[DATA start]

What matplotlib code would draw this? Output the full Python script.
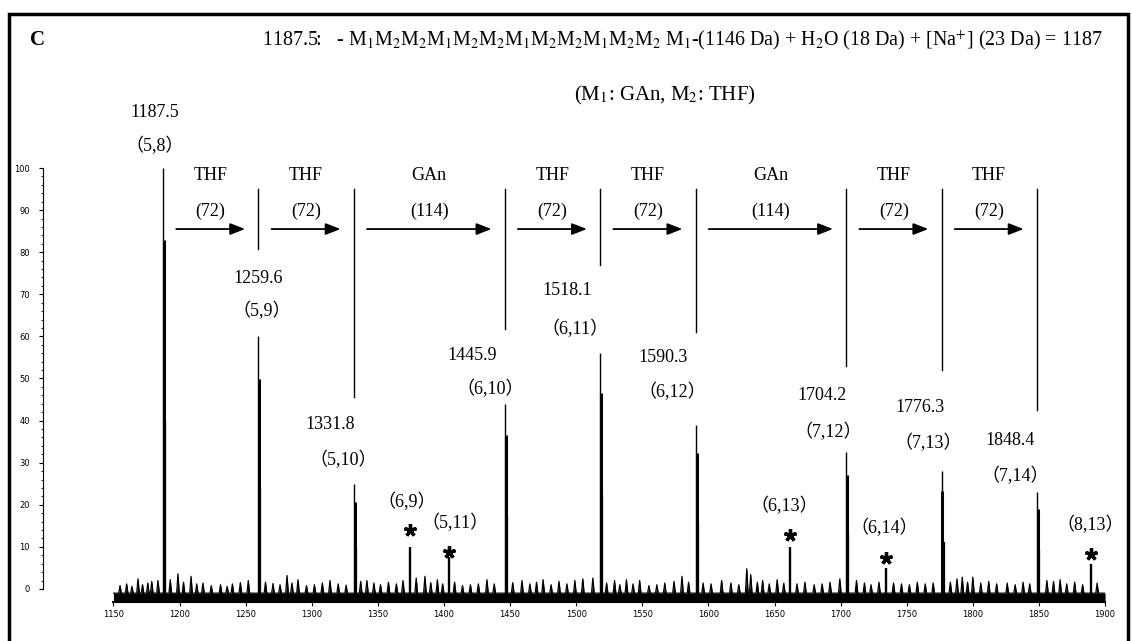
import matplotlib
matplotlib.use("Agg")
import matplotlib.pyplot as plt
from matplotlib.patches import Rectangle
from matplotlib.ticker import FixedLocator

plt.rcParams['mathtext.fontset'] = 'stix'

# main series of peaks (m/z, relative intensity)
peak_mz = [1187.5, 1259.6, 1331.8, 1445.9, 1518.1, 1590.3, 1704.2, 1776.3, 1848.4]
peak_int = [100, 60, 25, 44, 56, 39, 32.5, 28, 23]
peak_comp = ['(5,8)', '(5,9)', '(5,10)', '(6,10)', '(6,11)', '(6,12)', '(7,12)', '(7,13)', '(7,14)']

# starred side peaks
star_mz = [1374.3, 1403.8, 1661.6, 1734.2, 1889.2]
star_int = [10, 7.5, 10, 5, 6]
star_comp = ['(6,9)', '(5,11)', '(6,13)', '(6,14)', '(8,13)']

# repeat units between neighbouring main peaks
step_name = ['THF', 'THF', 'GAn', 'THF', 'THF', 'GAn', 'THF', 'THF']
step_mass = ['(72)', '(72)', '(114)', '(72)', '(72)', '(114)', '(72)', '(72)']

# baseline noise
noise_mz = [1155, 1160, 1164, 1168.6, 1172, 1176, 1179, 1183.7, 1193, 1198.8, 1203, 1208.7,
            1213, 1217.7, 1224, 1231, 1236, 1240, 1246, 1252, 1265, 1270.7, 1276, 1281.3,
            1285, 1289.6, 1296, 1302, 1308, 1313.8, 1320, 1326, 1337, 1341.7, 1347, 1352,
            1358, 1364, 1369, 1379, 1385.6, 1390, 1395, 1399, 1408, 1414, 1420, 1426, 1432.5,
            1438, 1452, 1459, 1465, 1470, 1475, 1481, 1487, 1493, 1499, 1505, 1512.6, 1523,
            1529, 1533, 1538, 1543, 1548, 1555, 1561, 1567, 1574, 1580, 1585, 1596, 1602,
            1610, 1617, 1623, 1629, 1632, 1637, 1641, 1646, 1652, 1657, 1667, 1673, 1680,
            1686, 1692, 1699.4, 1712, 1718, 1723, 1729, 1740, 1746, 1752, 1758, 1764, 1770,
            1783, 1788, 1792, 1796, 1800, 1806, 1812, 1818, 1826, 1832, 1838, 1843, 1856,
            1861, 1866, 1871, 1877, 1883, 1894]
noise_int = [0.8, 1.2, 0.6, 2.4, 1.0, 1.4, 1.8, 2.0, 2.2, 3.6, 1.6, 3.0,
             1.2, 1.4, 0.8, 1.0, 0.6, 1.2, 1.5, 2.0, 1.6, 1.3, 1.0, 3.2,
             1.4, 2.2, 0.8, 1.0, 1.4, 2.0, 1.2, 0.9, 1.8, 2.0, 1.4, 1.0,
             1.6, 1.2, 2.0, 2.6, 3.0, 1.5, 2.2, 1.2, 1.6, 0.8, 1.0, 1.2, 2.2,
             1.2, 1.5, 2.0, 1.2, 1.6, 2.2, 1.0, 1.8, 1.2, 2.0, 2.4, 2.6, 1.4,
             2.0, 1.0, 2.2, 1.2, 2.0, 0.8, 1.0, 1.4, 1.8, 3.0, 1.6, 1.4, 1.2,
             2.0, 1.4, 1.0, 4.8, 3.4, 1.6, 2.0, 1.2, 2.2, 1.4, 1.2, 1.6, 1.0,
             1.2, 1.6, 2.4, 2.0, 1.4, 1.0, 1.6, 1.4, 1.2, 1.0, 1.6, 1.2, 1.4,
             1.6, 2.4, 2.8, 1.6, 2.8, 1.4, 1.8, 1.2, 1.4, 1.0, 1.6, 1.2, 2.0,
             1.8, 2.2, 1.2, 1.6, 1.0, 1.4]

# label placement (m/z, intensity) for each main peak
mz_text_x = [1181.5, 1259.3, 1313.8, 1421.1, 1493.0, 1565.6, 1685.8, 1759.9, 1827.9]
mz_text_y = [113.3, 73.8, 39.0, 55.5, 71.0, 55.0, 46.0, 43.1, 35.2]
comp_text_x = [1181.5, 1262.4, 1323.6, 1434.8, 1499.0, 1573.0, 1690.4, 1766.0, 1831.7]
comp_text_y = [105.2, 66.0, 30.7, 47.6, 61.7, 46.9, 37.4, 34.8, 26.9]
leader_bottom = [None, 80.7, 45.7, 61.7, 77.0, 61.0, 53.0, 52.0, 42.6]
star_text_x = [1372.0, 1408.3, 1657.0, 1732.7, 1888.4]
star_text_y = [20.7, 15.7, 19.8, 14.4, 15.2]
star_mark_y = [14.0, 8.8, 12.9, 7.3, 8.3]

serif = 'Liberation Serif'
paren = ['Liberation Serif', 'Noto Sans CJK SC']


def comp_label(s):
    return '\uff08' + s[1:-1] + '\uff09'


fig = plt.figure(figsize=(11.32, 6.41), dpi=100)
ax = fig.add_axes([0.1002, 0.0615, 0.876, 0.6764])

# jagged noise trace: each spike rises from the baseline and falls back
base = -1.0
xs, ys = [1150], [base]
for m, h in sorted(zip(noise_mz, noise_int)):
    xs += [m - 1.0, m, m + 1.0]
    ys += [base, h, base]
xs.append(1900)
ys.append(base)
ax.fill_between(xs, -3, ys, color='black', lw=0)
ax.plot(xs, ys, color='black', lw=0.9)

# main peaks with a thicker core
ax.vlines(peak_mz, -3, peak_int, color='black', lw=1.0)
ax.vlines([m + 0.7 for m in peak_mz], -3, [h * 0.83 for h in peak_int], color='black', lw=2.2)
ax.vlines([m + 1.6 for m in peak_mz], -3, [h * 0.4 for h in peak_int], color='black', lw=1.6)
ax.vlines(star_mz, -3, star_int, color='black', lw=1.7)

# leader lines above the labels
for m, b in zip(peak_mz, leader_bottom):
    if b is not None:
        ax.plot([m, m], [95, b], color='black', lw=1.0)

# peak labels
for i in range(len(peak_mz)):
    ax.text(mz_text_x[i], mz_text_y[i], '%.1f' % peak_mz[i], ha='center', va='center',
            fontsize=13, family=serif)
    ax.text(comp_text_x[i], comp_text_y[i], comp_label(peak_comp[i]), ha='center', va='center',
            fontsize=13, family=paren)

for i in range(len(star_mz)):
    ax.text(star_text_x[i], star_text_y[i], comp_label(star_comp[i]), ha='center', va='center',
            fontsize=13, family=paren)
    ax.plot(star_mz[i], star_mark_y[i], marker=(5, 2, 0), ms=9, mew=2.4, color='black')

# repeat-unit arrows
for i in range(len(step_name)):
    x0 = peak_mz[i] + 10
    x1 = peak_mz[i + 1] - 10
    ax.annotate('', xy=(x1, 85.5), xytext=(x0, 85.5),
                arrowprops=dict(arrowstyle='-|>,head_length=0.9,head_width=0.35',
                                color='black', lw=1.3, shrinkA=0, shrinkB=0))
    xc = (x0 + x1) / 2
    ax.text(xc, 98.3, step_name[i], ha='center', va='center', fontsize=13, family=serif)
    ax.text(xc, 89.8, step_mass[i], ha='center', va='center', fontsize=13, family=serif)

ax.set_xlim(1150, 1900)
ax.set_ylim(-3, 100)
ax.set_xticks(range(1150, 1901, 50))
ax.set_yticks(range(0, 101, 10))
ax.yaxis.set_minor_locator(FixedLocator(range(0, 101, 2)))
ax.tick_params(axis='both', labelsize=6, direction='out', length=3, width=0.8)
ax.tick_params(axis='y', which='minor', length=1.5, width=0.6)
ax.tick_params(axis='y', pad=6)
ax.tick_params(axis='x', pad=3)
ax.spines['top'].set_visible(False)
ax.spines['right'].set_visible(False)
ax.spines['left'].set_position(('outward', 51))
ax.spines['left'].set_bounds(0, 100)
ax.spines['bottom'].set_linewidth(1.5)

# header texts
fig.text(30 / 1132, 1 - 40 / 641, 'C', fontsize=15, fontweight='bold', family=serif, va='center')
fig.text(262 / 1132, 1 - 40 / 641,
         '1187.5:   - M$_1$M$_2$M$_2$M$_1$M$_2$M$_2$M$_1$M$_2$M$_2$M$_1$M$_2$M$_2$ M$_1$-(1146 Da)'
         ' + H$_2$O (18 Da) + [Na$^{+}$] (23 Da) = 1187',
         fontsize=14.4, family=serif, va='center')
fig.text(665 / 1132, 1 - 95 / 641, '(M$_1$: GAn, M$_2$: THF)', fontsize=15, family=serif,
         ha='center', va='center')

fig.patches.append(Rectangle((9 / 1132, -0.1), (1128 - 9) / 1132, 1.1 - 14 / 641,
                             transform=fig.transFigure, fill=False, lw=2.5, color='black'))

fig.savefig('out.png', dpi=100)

[DATA end]

## SET EXERCISE
Starting at the first line of the material, output exactly the lines up to and including the one with "star_comp = ['(6,9)', '(5,11)', '(6,13)', '(6,14)', '(8,13)']". Do not include the pictures.

## FINISHED ANSWER
What matplotlib code would draw this? Output the full Python script.
import matplotlib
matplotlib.use("Agg")
import matplotlib.pyplot as plt
from matplotlib.patches import Rectangle
from matplotlib.ticker import FixedLocator

plt.rcParams['mathtext.fontset'] = 'stix'

# main series of peaks (m/z, relative intensity)
peak_mz = [1187.5, 1259.6, 1331.8, 1445.9, 1518.1, 1590.3, 1704.2, 1776.3, 1848.4]
peak_int = [100, 60, 25, 44, 56, 39, 32.5, 28, 23]
peak_comp = ['(5,8)', '(5,9)', '(5,10)', '(6,10)', '(6,11)', '(6,12)', '(7,12)', '(7,13)', '(7,14)']

# starred side peaks
star_mz = [1374.3, 1403.8, 1661.6, 1734.2, 1889.2]
star_int = [10, 7.5, 10, 5, 6]
star_comp = ['(6,9)', '(5,11)', '(6,13)', '(6,14)', '(8,13)']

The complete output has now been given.